### YOUR INSTRUCTIONS
Sort through the data and copy the lines holding the word "this".

### RECORDS SUPPLIED
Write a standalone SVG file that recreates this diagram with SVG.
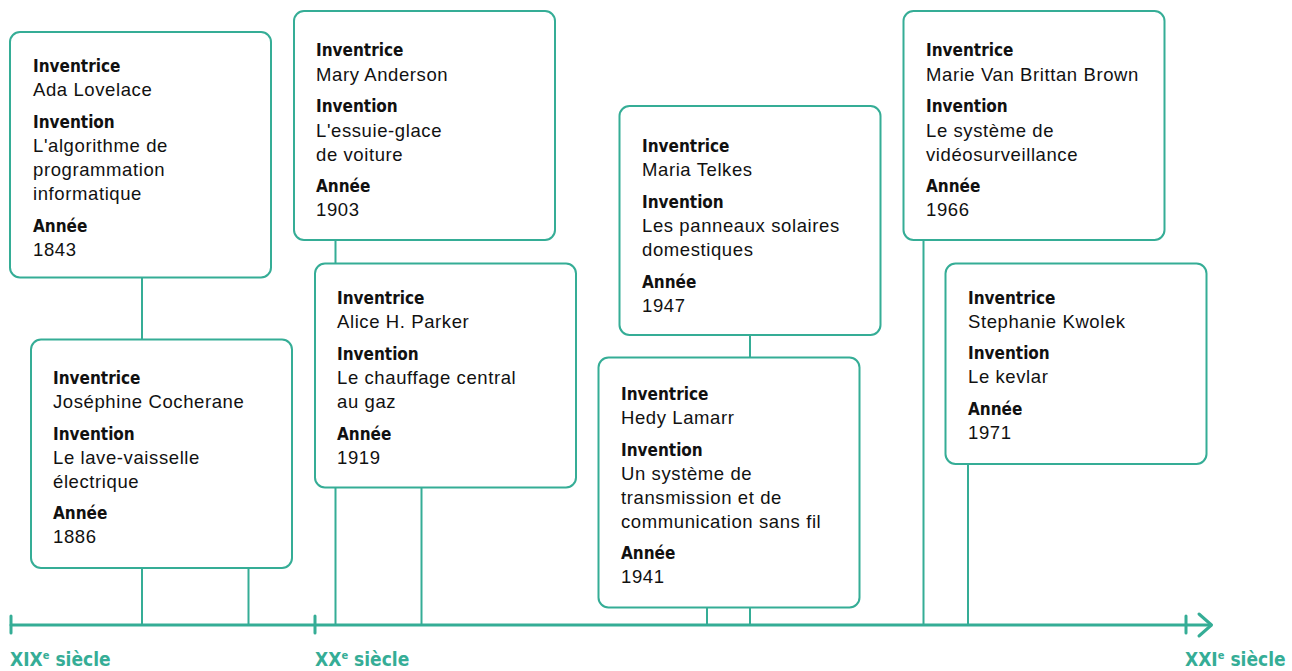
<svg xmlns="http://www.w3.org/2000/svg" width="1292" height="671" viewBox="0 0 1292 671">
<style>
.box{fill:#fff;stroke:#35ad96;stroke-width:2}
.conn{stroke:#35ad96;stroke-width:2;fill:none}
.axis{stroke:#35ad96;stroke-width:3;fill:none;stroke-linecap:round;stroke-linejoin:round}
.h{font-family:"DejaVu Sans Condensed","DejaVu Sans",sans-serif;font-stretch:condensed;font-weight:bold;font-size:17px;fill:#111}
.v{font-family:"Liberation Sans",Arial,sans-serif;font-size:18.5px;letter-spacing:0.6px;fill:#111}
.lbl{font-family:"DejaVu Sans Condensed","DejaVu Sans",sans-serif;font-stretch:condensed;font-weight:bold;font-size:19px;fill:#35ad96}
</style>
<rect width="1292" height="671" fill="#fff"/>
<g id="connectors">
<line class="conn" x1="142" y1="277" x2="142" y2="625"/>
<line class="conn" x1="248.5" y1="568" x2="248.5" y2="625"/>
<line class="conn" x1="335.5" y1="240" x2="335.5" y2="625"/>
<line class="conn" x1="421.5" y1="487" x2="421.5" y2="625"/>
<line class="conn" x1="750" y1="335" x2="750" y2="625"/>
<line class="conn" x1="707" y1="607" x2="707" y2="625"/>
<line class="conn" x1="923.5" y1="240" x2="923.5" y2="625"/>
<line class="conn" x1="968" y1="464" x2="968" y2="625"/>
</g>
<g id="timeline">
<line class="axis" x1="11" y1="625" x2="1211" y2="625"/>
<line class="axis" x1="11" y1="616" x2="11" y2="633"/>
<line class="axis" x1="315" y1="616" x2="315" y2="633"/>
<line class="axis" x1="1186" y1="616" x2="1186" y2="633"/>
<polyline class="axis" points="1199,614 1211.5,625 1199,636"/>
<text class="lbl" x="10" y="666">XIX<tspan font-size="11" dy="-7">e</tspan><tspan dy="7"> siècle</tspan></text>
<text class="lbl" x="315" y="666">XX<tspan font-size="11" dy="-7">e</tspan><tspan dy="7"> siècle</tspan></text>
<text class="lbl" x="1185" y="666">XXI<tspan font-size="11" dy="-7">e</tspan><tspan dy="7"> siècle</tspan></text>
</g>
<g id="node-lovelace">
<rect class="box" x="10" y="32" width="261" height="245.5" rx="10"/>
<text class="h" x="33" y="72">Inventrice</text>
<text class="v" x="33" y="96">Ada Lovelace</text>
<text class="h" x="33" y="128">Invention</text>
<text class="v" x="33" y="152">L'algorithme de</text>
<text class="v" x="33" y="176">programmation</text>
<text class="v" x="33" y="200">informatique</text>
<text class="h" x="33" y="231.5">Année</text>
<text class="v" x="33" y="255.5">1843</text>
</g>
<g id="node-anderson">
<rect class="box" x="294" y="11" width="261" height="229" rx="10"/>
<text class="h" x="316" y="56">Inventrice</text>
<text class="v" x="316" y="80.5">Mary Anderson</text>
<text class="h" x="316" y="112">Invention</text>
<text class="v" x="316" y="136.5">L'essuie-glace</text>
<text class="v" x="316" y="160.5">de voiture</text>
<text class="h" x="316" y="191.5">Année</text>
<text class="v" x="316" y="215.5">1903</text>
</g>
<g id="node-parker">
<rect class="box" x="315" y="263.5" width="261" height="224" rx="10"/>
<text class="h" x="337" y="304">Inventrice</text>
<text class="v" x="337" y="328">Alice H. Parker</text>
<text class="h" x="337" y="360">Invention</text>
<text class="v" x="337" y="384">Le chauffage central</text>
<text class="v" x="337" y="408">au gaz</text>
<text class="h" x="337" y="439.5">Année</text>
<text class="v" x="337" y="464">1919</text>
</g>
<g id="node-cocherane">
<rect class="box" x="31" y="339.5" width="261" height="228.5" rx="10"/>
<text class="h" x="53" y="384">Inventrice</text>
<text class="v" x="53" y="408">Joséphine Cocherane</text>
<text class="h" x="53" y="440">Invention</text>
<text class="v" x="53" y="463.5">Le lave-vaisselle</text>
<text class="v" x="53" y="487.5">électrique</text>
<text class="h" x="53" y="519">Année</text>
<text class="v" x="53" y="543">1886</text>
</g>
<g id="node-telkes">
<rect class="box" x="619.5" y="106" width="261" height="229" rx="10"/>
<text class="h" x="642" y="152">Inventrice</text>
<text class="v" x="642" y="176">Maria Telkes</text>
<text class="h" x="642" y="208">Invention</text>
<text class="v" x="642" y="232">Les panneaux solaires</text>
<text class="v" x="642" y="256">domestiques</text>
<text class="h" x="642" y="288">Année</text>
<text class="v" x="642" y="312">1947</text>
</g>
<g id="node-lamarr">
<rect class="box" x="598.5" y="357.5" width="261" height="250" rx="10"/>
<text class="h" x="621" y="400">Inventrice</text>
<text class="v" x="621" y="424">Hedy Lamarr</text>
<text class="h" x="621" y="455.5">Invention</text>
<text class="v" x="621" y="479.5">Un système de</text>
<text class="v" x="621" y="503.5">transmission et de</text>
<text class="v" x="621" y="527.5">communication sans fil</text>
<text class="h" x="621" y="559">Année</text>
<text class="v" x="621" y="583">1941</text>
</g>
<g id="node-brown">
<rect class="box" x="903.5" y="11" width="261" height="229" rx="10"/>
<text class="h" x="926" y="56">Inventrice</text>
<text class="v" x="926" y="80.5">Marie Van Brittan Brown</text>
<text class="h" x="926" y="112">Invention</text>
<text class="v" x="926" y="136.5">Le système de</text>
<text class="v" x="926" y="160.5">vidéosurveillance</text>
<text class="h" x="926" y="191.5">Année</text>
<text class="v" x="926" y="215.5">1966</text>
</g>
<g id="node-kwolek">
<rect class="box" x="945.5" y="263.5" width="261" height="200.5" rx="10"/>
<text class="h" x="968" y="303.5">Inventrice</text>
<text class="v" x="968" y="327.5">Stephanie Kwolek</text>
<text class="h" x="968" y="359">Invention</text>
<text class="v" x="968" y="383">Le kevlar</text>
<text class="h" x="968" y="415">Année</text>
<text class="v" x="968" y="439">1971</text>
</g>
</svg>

--

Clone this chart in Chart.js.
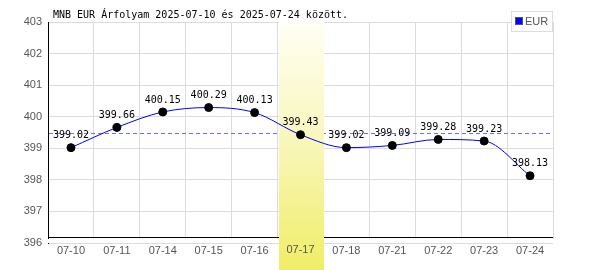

### COMPLETE RESPONSE
Write a standalone SVG file that recreates this diagram with SVG.
Clone this chart in Chart.js.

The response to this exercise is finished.